I included 2 photographs of my own dog, Charlie, each of them portraying him in a different condition. I used procedures to induce emotional states that were either positive or negative. Then I asked readers to rate the pictures in terms of the emotions they perceived were expressed.
Here are the method I used and the results of the ratings.
Charlie was asked to sit and stay put. He was then presented with an object – a treat (dog biscuit) to induce positive emotions, like happiness and interest, or a pair of tweezers (that I use to pull hair out from between his teeth and gum) to induce negative ones, like fear or sadness.
The photos were taken almost immediately after object presentation. The first on the left corresponds to the positive condition, whereas the second on the right corresponds to the negative condition.
Now, what did the respondents think?
First of all, I’d like to say that I’m amazed at how many responses I got: 94 in total!
Figure 1 demonstrates an overall floor effect – most responses were situated at the lower extreme of the rating scales. I seems like people found it easier to declare that a given emotion was absent rather than say they perceived one. This makes sense since I was not looking to elicit strong emotions. Had I done that, the responses might have been more equally distributed.
The results show that, in both cases, people perceived Charlie to feel happy, sad, surprised, and fearful (Figure 2). This is interesting because it suggests that his face displays a mix of those emotions regardless of how he feels, as if his idiosyncratic facial features are always evocative of them like a human’s can be. Of course, a simplest explanation would be that the mildness of his affective state made it difficult to identify the emotion.

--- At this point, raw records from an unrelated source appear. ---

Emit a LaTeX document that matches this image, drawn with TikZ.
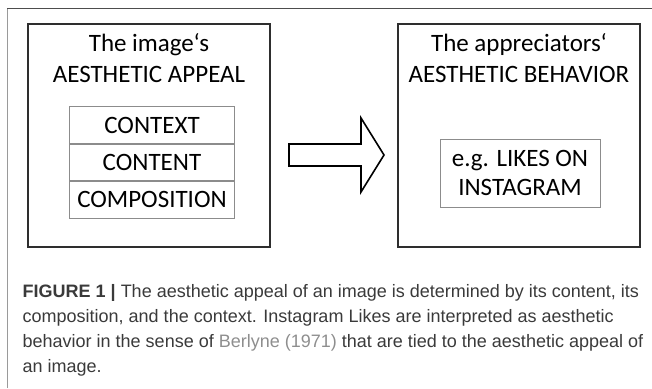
\documentclass[tikz,border=0pt]{standalone}
\usepackage{fontspec}
\usetikzlibrary{positioning}
\setmainfont{Carlito}
\newfontfamily\capfont{Liberation Sans}
\definecolor{framegray}{HTML}{9A9A9A}
\definecolor{boxline}{HTML}{2E2E2E}
\definecolor{rowline}{HTML}{8C8C8C}
\definecolor{captext}{HTML}{3A3A3A}
\definecolor{citegray}{HTML}{8E8E8E}
\tikzset{
  panel/.style={draw=boxline,line width=1.3pt,minimum width=242pt,minimum height=223pt,inner sep=0pt},
  row/.style={draw=rowline,line width=0.9pt,minimum width=165.5pt,minimum height=36.5pt,inner sep=0pt,font=\fontsize{25}{30}\selectfont},
  title/.style={align=center,font=\fontsize{25}{30.7}\selectfont},
  capline/.style={anchor=base west,inner sep=0pt,text=captext,font=\capfont\fontsize{18}{21}\selectfont}
}
\begin{document}
\begin{tikzpicture}[x=1pt,y=-1pt]
  \useasboundingbox (0,0) rectangle (652,388);
  % frame of the figure
  \draw[framegray,line width=1.6pt] (7.5,388) -- (7.5,8.5);
  \draw[boxline!85,line width=1.2pt] (7,8.5) -- (652,8.5);

  % left panel
  \node[panel] (appeal) at (149,135.5) {};
  \node[title,anchor=north] (appealtitle) at (149,30) {The image‘s\\AESTHETIC APPEAL};
  \node[row] (context) at (152,125) {CONTEXT};
  \node[row,below=0pt of context] (content) {CONTENT};
  \node[row,below=0pt of content] (composition) {COMPOSITION};

  % right panel
  \node[panel] (behavior) at (519,135.5) {};
  \node[title,anchor=north] (behaviortitle) at (519,30) {The appreciators‘\\AESTHETIC BEHAVIOR};
  \node[draw=rowline,line width=0.9pt,minimum width=160pt,minimum height=68pt,inner sep=0pt,align=center,font=\fontsize{25}{29}\selectfont] (likes) at (520,173) {e.g. LIKES ON\\INSTAGRAM};

  % block arrow
  \draw[black,line width=1.6pt,line join=miter] (289,144) -- (361,144) -- (361,118) -- (384,155)
    -- (361,192) -- (361,166) -- (289,166) -- cycle;

  % caption
  \node[capline] (cap1) at (22.5,297) {\textbf{FIGURE 1 |} The aesthetic appeal of an image is determined by its content, its};
  \node[capline] (cap2) at (22.5,322) {composition, and the context. Instagram Likes are interpreted as aesthetic};
  \node[capline] (cap3) at (22.5,347) {behavior in the sense of \textcolor{citegray}{Berlyne (1971)} that are tied to the aesthetic appeal of};
  \node[capline] (cap4) at (22.5,372) {an image.};
\end{tikzpicture}
\end{document}
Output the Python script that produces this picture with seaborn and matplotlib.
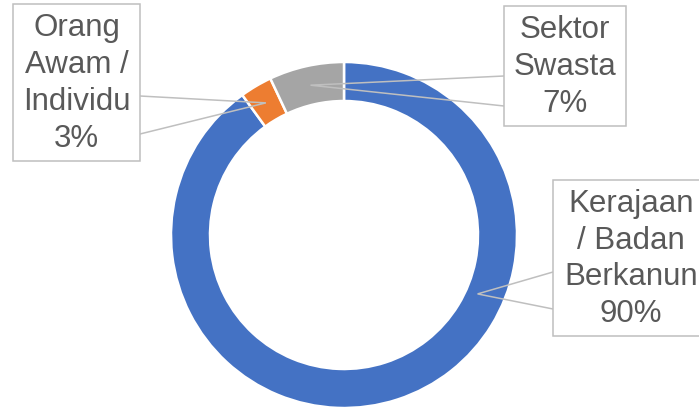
import numpy as np
import matplotlib.pyplot as plt
import seaborn as sns
from matplotlib.patches import Rectangle, Polygon

# data
categories = ["Kerajaan / Badan Berkanun", "Orang Awam / Individu", "Sektor Swasta"]
label_lines = ["Kerajaan\n/ Badan\nBerkanun", "Orang\nAwam /\nIndividu", "Sektor\nSwasta"]
shares = [90, 3, 7]
colors = ["#4472C4", "#ED7D31", "#A5A5A5"]

W, H = 699, 410
sns.set_theme(style="white")
plt.rcParams['font.family'] = ['Liberation Sans', 'DejaVu Sans']

fig = plt.figure(figsize=(W / 100, H / 100), dpi=100)
ax = fig.add_axes([0, 0, 1, 1])

cx, cy, R = 344, H - 236, 173
ring = 39
wedges, _ = ax.pie(shares, colors=sns.color_palette(colors), startangle=90, counterclock=False,
                   center=(cx, cy), radius=R,
                   wedgeprops=dict(width=ring, edgecolor="white", linewidth=1.8))
ax.set_xlim(0, W)
ax.set_ylim(0, H)
ax.set_aspect("equal")
ax.axis("off")

# callout boxes (left, top, right, bottom in pixels from top-left) and wedge attach y's
boxes = [(553, 181, 712, 337), (13, 5, 140, 162), (504, 7, 626, 127)]
attach = [(553, 273, 310), (140, 97, 135), (504, 77, 107)]
anchor = [None, None, None]
for i, w in enumerate(wedges):
    mid = np.deg2rad((w.theta1 + w.theta2) / 2)
    r = R - ring / 2
    anchor[i] = (cx + r * np.cos(mid), cy + r * np.sin(mid))
# Excel moved the big slice's pointer
a = np.deg2rad(-23.8)
anchor[0] = (cx + 146 * np.cos(a), cy + 146 * np.sin(a))

edge = "#BFBFBF"
for i in range(len(shares)):
    x0, y0, x1, y1 = boxes[i]
    ax.add_patch(Rectangle((x0, H - y1), x1 - x0, y1 - y0, facecolor="white",
                           edgecolor=edge, linewidth=1.1, zorder=5))
    ex, ya, yb = attach[i]
    ax.plot([ex, anchor[i][0], ex], [H - ya, anchor[i][1], H - yb], color=edge,
            linewidth=1.1, zorder=4, solid_joinstyle="miter")
    txt = label_lines[i] + "\n" + f"{shares[i]}%"
    xc = (x0 + min(x1, 709)) / 2 if i == 0 else (x0 + x1) / 2
    ax.text(xc, H - (y0 + y1) / 2, txt, ha="center", va="center", ma="center",
            fontsize=22.5, color="#595959", linespacing=1.3, zorder=6)

fig.savefig("out.png", dpi=100)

The major difference between the 2 conditions seems to lie in the 5th basic emotion – no one in the positive condition thought that Charlie felt angry.
Perhaps an element of his facial expression differed distinctly between the photos. If so, I’d say it was his ears. They either face forward or pulled back depending on the valence of the presented stimulus, i.e., positive or negative.
For a methodologically flawed little questionnaire, I think it yielded pretty interesting results. Thank you to all who rated!